For in-plane bending again two potentials are available. The first one is an anharmonic corrected MM3 potential (six order polynomial form) with fixed anharmonic contributions

%%% E_a^{bend} = \frac{1}{2}k_a(\theta_a - \theta_a^{ref})^2 \cdot [1-0.14(\theta_a - \theta_a^{ref})+5.6\times10^{-5} (\theta_a - \theta_a^{ref})^2 - 7.0\times10^{-7}(\theta_a - \theta_a^{ref})^3 +2.2\times10^{-8}(\theta_a - \theta_a^{ref})^4]. %%%

\( \theta \) is the bond angle, \( \theta_a^{ref} \) is the reference bond angle, and \( k_a \) is the force constant.

In addition also a special Fourier term is available

%%% E_{a,coord}^{bend} = \frac{V_a}{2}[1+cos(n\theta_a+\theta_a^{ref})], %%%

with \( V_a \) as energy barrier, \( \theta_a^{ref} \) as phase shift and \( n \) as multiplicity. It is used for coordination complexes with coordination numbers beyond four or in case of square planar coordination, where polynomial angle bending terms with a single minimum cannot be used. Note that for these terms 1-3 vdW interactions are included in order to prevent low angles due to atomic repulsion.


Torsions are treated in MOF-FF using a Fourier series term up to the multiplicity \( n = 4 \)

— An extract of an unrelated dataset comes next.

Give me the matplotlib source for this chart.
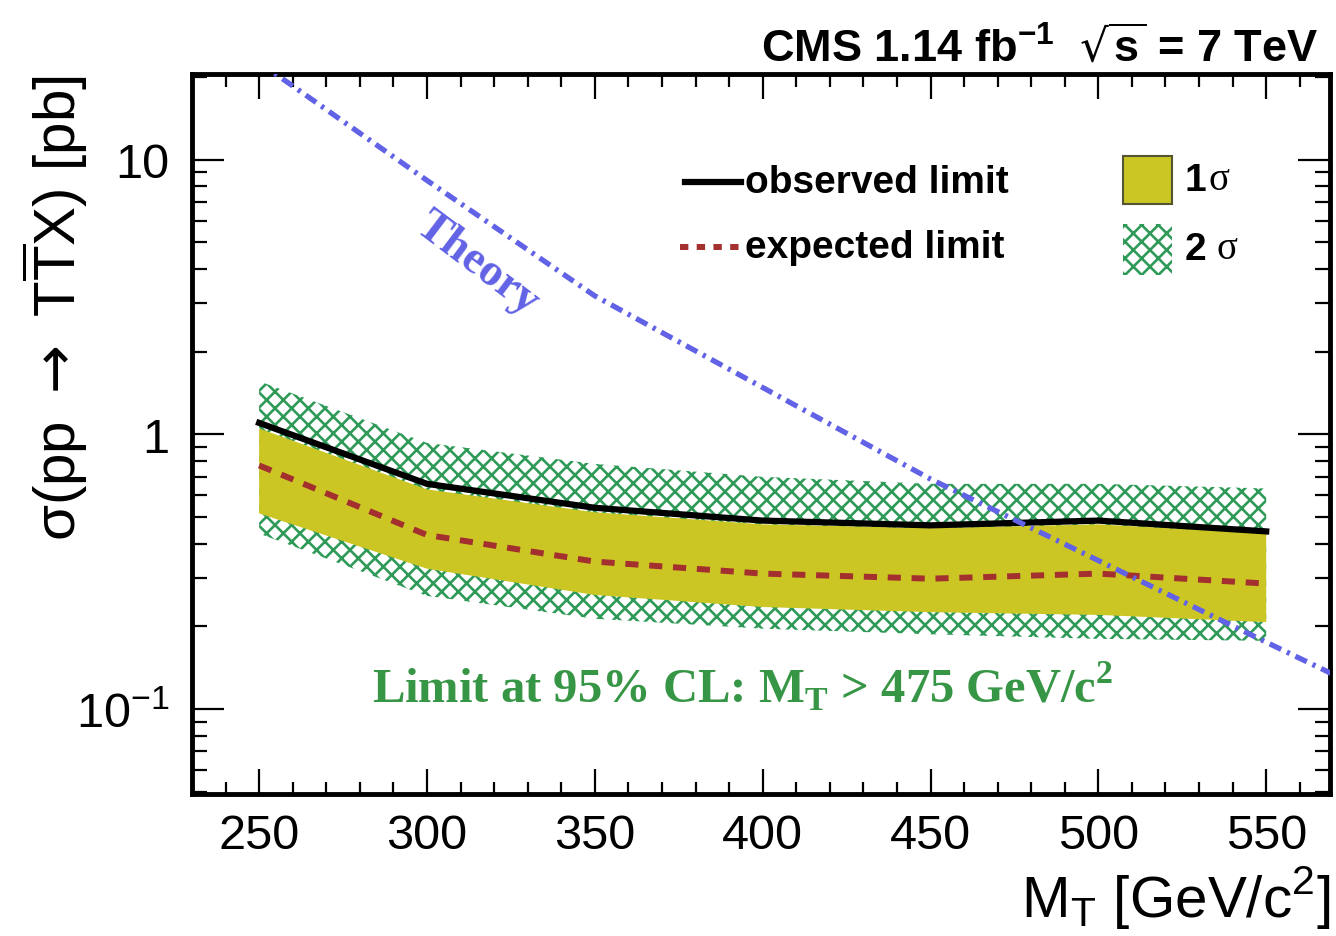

%%% E_{t}^{torsion} = \overset{n=4}{\underset{n=1}{\sum}} \frac{V_{t,n}}{2}[1+cos(n\tau_t)], %%%

with the height of the barrier \( V_t^n \) and the dihedral angle \( \tau_t \).

Out-of-plane Bends

Out-of-plane bending at trigonal centers is modelled by an out-of-plane bending term, using the Wilson-Decius definition of the out-of-plane angle \( \theta_o \). Therefore, a simple harmonic potential with the force constant \( k_o \) is used

%%% E_{o}^{opb} = \frac{1}{2}k_o\theta_o^2. %%%

Coupling Terms

In addition to these regular terms, some cross terms, sometimes called off-diagonal or coupling terms, are included in MOF-FF. They couple different DOFs to each other and describe for example, how the force constant of a bond stretch \( k_b \) depends on the change of a neighboring angle bending or bond stretch. In MOF-FF only stretch-stretch \( E^{str-str} \) and stretch-bend \( E^{str-bnd} \) couplings for three connected atoms A-B-C are implemented

%%% E_{a}^{str-str} = k_{ss}(r_{a1} - r_{a1}^{ref})(r_{a2} - r_{a2}^{ref}), %%%

%%% E_{a}^{str-bend} = (\theta_a - \theta_a^{ref}) \cdot [k_{sb1}(r_{a1} - r_{a1}^{ref}) + k_{sb2}(r_{a2} - r_{a2}^{ref})]. %%%

The distance \( r_{a1} \) refers to the distance A-B, \( r_{a2} \) refers to the distance B-C and the angle \( \theta_a \) to the angle A-B-C. The reference values \( r_{a1}^{ref} \), \( r_{a2}^{ref} \) and \( \theta_a^{ref} \) are equal to the reference values given in the corresponding stretch and bending potentials. \( k_{sb1} \), \( k_{sb2} \) and \( k_{ss} \) are the coupling force constants.

It should be noted that \( E_a^{str-bend} \) is not able to describe the coupling at a coordination center where a \( E^{bend}_{a,coord} \) term is applied.